DATA BLOCK ->
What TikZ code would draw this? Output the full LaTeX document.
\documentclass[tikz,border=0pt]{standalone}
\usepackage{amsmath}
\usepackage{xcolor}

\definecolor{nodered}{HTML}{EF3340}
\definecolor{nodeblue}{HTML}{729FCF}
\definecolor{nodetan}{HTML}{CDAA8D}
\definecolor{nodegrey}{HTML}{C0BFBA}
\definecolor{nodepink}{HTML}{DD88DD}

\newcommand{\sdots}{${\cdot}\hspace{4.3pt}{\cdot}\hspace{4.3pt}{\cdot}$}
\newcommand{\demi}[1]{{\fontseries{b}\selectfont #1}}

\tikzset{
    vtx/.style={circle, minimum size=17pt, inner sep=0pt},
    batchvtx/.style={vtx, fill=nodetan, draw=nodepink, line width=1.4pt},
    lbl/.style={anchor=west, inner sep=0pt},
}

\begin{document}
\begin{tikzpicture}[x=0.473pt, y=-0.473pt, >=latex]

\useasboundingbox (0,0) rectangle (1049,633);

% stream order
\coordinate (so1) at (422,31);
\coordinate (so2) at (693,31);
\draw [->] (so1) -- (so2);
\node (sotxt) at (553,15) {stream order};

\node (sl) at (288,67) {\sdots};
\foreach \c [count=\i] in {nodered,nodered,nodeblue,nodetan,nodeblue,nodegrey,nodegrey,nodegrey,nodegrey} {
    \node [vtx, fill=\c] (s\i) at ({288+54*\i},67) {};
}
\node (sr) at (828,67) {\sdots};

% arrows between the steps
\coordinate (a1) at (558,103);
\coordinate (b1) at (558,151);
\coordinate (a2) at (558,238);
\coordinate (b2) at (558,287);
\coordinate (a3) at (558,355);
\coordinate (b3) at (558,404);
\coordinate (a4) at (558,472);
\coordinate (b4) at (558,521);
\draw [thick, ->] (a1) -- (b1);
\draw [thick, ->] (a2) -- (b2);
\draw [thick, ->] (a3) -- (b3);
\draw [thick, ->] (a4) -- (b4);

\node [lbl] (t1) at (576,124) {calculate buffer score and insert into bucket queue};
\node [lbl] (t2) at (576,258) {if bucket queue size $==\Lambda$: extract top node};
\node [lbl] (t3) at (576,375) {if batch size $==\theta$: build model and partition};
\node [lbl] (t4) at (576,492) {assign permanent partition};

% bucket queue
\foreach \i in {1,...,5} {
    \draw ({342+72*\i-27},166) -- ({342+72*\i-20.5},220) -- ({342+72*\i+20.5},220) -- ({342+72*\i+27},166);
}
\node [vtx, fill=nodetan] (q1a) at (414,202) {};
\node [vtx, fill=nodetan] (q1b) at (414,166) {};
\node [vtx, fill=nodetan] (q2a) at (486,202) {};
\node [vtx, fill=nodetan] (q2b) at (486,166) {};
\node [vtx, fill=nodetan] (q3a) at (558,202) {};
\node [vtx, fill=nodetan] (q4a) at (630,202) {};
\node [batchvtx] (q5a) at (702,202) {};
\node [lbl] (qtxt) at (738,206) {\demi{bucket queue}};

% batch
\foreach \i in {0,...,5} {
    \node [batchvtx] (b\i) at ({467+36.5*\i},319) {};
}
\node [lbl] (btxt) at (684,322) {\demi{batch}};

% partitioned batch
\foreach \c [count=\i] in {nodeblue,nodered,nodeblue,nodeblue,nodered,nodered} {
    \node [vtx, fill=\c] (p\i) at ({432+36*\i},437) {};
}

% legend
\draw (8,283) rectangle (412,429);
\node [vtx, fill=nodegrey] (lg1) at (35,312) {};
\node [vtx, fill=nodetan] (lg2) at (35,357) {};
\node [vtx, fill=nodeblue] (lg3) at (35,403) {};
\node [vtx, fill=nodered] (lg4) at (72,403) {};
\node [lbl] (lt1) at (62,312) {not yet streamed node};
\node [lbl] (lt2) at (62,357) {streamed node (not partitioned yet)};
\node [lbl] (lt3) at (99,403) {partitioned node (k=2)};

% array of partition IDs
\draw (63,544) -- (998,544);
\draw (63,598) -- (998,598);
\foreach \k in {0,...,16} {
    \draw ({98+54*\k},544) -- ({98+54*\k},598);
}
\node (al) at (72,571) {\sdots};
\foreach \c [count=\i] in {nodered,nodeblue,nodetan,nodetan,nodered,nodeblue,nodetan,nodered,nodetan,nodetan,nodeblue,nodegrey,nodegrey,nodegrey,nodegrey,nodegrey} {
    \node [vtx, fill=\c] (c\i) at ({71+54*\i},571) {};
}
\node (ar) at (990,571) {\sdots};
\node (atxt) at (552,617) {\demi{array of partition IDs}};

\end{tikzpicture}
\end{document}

YOUR OBJECTIVE -> Give back the whole listing exactly as it reads.

EXERCISE RESULT ->
What TikZ code would draw this? Output the full LaTeX document.
\documentclass[tikz,border=0pt]{standalone}
\usepackage{amsmath}
\usepackage{xcolor}

\definecolor{nodered}{HTML}{EF3340}
\definecolor{nodeblue}{HTML}{729FCF}
\definecolor{nodetan}{HTML}{CDAA8D}
\definecolor{nodegrey}{HTML}{C0BFBA}
\definecolor{nodepink}{HTML}{DD88DD}

\newcommand{\sdots}{${\cdot}\hspace{4.3pt}{\cdot}\hspace{4.3pt}{\cdot}$}
\newcommand{\demi}[1]{{\fontseries{b}\selectfont #1}}

\tikzset{
    vtx/.style={circle, minimum size=17pt, inner sep=0pt},
    batchvtx/.style={vtx, fill=nodetan, draw=nodepink, line width=1.4pt},
    lbl/.style={anchor=west, inner sep=0pt},
}

\begin{document}
\begin{tikzpicture}[x=0.473pt, y=-0.473pt, >=latex]

\useasboundingbox (0,0) rectangle (1049,633);

% stream order
\coordinate (so1) at (422,31);
\coordinate (so2) at (693,31);
\draw [->] (so1) -- (so2);
\node (sotxt) at (553,15) {stream order};

\node (sl) at (288,67) {\sdots};
\foreach \c [count=\i] in {nodered,nodered,nodeblue,nodetan,nodeblue,nodegrey,nodegrey,nodegrey,nodegrey} {
    \node [vtx, fill=\c] (s\i) at ({288+54*\i},67) {};
}
\node (sr) at (828,67) {\sdots};

% arrows between the steps
\coordinate (a1) at (558,103);
\coordinate (b1) at (558,151);
\coordinate (a2) at (558,238);
\coordinate (b2) at (558,287);
\coordinate (a3) at (558,355);
\coordinate (b3) at (558,404);
\coordinate (a4) at (558,472);
\coordinate (b4) at (558,521);
\draw [thick, ->] (a1) -- (b1);
\draw [thick, ->] (a2) -- (b2);
\draw [thick, ->] (a3) -- (b3);
\draw [thick, ->] (a4) -- (b4);

\node [lbl] (t1) at (576,124) {calculate buffer score and insert into bucket queue};
\node [lbl] (t2) at (576,258) {if bucket queue size $==\Lambda$: extract top node};
\node [lbl] (t3) at (576,375) {if batch size $==\theta$: build model and partition};
\node [lbl] (t4) at (576,492) {assign permanent partition};

% bucket queue
\foreach \i in {1,...,5} {
    \draw ({342+72*\i-27},166) -- ({342+72*\i-20.5},220) -- ({342+72*\i+20.5},220) -- ({342+72*\i+27},166);
}
\node [vtx, fill=nodetan] (q1a) at (414,202) {};
\node [vtx, fill=nodetan] (q1b) at (414,166) {};
\node [vtx, fill=nodetan] (q2a) at (486,202) {};
\node [vtx, fill=nodetan] (q2b) at (486,166) {};
\node [vtx, fill=nodetan] (q3a) at (558,202) {};
\node [vtx, fill=nodetan] (q4a) at (630,202) {};
\node [batchvtx] (q5a) at (702,202) {};
\node [lbl] (qtxt) at (738,206) {\demi{bucket queue}};

% batch
\foreach \i in {0,...,5} {
    \node [batchvtx] (b\i) at ({467+36.5*\i},319) {};
}
\node [lbl] (btxt) at (684,322) {\demi{batch}};

% partitioned batch
\foreach \c [count=\i] in {nodeblue,nodered,nodeblue,nodeblue,nodered,nodered} {
    \node [vtx, fill=\c] (p\i) at ({432+36*\i},437) {};
}

% legend
\draw (8,283) rectangle (412,429);
\node [vtx, fill=nodegrey] (lg1) at (35,312) {};
\node [vtx, fill=nodetan] (lg2) at (35,357) {};
\node [vtx, fill=nodeblue] (lg3) at (35,403) {};
\node [vtx, fill=nodered] (lg4) at (72,403) {};
\node [lbl] (lt1) at (62,312) {not yet streamed node};
\node [lbl] (lt2) at (62,357) {streamed node (not partitioned yet)};
\node [lbl] (lt3) at (99,403) {partitioned node (k=2)};

% array of partition IDs
\draw (63,544) -- (998,544);
\draw (63,598) -- (998,598);
\foreach \k in {0,...,16} {
    \draw ({98+54*\k},544) -- ({98+54*\k},598);
}
\node (al) at (72,571) {\sdots};
\foreach \c [count=\i] in {nodered,nodeblue,nodetan,nodetan,nodered,nodeblue,nodetan,nodered,nodetan,nodetan,nodeblue,nodegrey,nodegrey,nodegrey,nodegrey,nodegrey} {
    \node [vtx, fill=\c] (c\i) at ({71+54*\i},571) {};
}
\node (ar) at (990,571) {\sdots};
\node (atxt) at (552,617) {\demi{array of partition IDs}};

\end{tikzpicture}
\end{document}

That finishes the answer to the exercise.